A rapid analysis released Friday by World Weather Attribution, an international consortium of scientists, concluded that this March heat wave would have been “virtually impossible” without human-caused climate change. More than a dozen scientists, meteorologists, and disaster experts consulted by The Associated Press are classifying this event as “ultra-extreme,” alongside other devastating occurrences like the 2021 Pacific Northwest heat wave and the 2022 Pakistan floods.
According to the National Oceanic and Atmospheric Administration’s (NOAA) Climate Extremes Index, the area of the U.S. impacted by extreme weather has doubled in the past five years compared to two decades ago. An AP analysis of NOAA records further reveals that the United States is breaking 77% more hot weather records now than in the 1970s and 19% more than the 2010s. The financial toll is also escalating, with the number and inflation-adjusted cost of billion-dollar weather disasters in recent years doubling from a decade ago and nearly quadrupling from 30 years prior.
Struggling to Keep Pace with Escalating Extremes
“It’s really hard to even keep up with how extreme our extremes are becoming,” commented Bernadette Woods Placky, Chief Meteorologist at Climate Central. “It’s changing our risk, it’s changing our relationship with weather, it’s putting more people in risky situations and at times we’re not used to. So yes, we are pushing extremes to new levels across all different types of weather.”

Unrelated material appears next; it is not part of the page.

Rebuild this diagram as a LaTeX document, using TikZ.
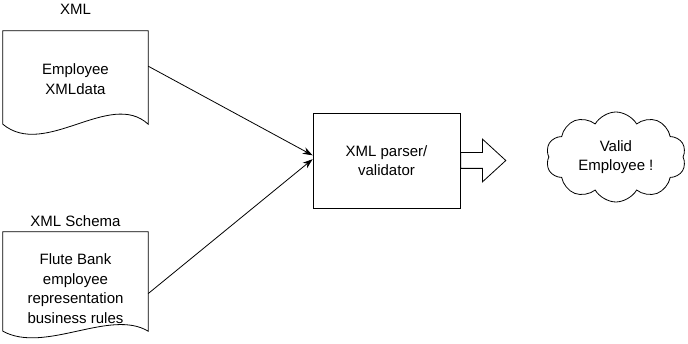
\documentclass[tikz,border=0pt]{standalone}
\usepackage{fontspec}
\setmainfont{Liberation Sans}
\usepackage{tikz}
\usetikzlibrary{arrows.meta,positioning,calc,shapes.symbols,shapes.arrows}

% page with a wavy lower edge, drawn round a named node (wave depth, lift)
\newcommand{\pageoutline}[3]{%
  \draw[line] ($(#1.north west)+(0,-#3)$) -- ($(#1.north east)+(0,-#3)$) -- ($(#1.south east)+(0,-#3)$)
    .. controls ($(#1.south east)+(-38,-#2-#3)$) and ($(#1.south west)+(42,#2-#3)$) .. ($(#1.south west)+(0,-#3)$) -- cycle;}

\begin{document}
\begin{tikzpicture}[
  x=1pt, y=-1pt,
  font=\fontsize{15}{19.5}\selectfont,
  line/.style={line width=0.8pt},
  docpage/.style={
    minimum width=145pt,
    align=center,
    inner sep=0pt
  },
  process/.style={
    draw,
    line width=0.8pt,
    minimum width=147pt,
    minimum height=95pt,
    align=center
  },
  outcome/.style={
    cloud,
    draw,
    cloud puffs=10,
    cloud puff arc=120,
    aspect=1.6,
    minimum width=140pt,
    minimum height=90pt,
    inner sep=0pt,
    align=center,
    line width=0.8pt
  },
  blockarrow/.style={
    single arrow,
    draw,
    line width=0.8pt,
    minimum height=45pt,
    inner xsep=0pt,
    inner ysep=7.5pt,
    single arrow head extend=13.5pt,
    single arrow tip angle=85
  },
  arrow/.style={-{Stealth[length=10pt,width=7pt]},line width=0.8pt},
  caption/.style={inner sep=0pt}
]
\useasboundingbox (0,0) rectangle (688,344);

\node[docpage,minimum height=93pt] (xmldoc) at (75.5,79) {Employee\\XMLdata};
\node[docpage,minimum height=99pt] (schemadoc) at (75.5,288.5) {Flute Bank\\employee\\representation\\business rules};
\pageoutline{xmldoc}{35}{1.5}
\pageoutline{schemadoc}{23}{7}

\node[caption,above=17.5pt of xmldoc] (xmltitle) {XML};
\node[caption,above=12pt of schemadoc] (schematitle) {XML Schema};

\node[process] (parser) at (386.5,160.5) {XML parser/\\validator};
\node[blockarrow,anchor=tail] (flow) at (parser.east) {};
\node[outcome,right=42pt of flow,yshift=3.5pt] (valid) {Valid\\Employee !};

\draw[arrow] (xmldoc.10) -- (parser.176);
\draw[arrow] (schemadoc.-4) -- (parser.179);
\end{tikzpicture}
\end{document}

For government officials tasked with disaster management, this trend presents a formidable challenge. Craig Fugate, who led the Federal Emergency Management Agency (FEMA) until 2017, observed a clear increase in extreme events during his tenure.
“We were operating outside the historical playbook more and more. Flood maps, surge models, heat records – events kept showing up outside the envelope we built systems around.
That’s just what we saw,” Fugate shared via email. He added, “We built communities on about 100 years of past weather and assumed that was a good guide going forward.
That assumption is starting to break. And the clearest signal isn’t the science debate.
It’s insurers walking away.”
Climate Change: The “Virtually Impossible” Factor
The flash analysis by World Weather Attribution, which compared expected temperatures this week to historical March data since 1900 and computer models of a climate-changed world, concluded that “events as warm as in March 2026 would have been virtually impossible without human-induced climate change.” This warming, primarily from the combustion of fossil fuels, added an estimated 4.7 to 7.2 degrees Fahrenheit (2.6 to 4 degrees Celsius) to the observed temperatures.
Clair Barnes, an attribution scientist at Imperial College of London and co-author of the report, emphasized, “What we can very confidently say is that human-caused warming has increased the temperatures that we’re seeing as a result of this heat dome, and it’s going to be pushing those temperatures from what would have been very uncomfortable into potentially dangerous.”
A Litany of Extreme Weather Events
Stanford University climate scientist Chris Field categorized the Southwest heat wave as a “giant event,” with temperatures soaring up to 30 degrees Fahrenheit (16.7 degrees Celsius) above normal. He cited several other significant events in the past six years, including a 2020 Siberia heat wave, the 2021 Pacific Northwest heat wave where British Columbia was hotter than Death Valley, and widespread heat across North America, China, and Europe in 2022.
The list of extreme weather influenced by climate change extends beyond just heat, encompassing deadly hurricanes, droughts, and torrential downpours. Examples include devastating floods in West Africa in 2022 and 2024, Iran’s ongoing six-year drought, and Typhoon Haiyan, which ravaged the Philippines in 2013. Superstorm Sandy in 2012, which flooded New York City, covered an area nearly one-fifth the size of the contiguous United States with tropical storm-force winds.
Wildfires, exacerbated by heat and drought, also feature prominently. The 2025 Palisades and Eaton wildfires, for instance, were the costliest weather disaster in the United States last year.
“This is due to climate change, that we see more extreme events, and more intense ones and have so many records being broken,” affirmed Friederike Otto, an Imperial College of London climate scientist and coordinator for World Weather Attribution.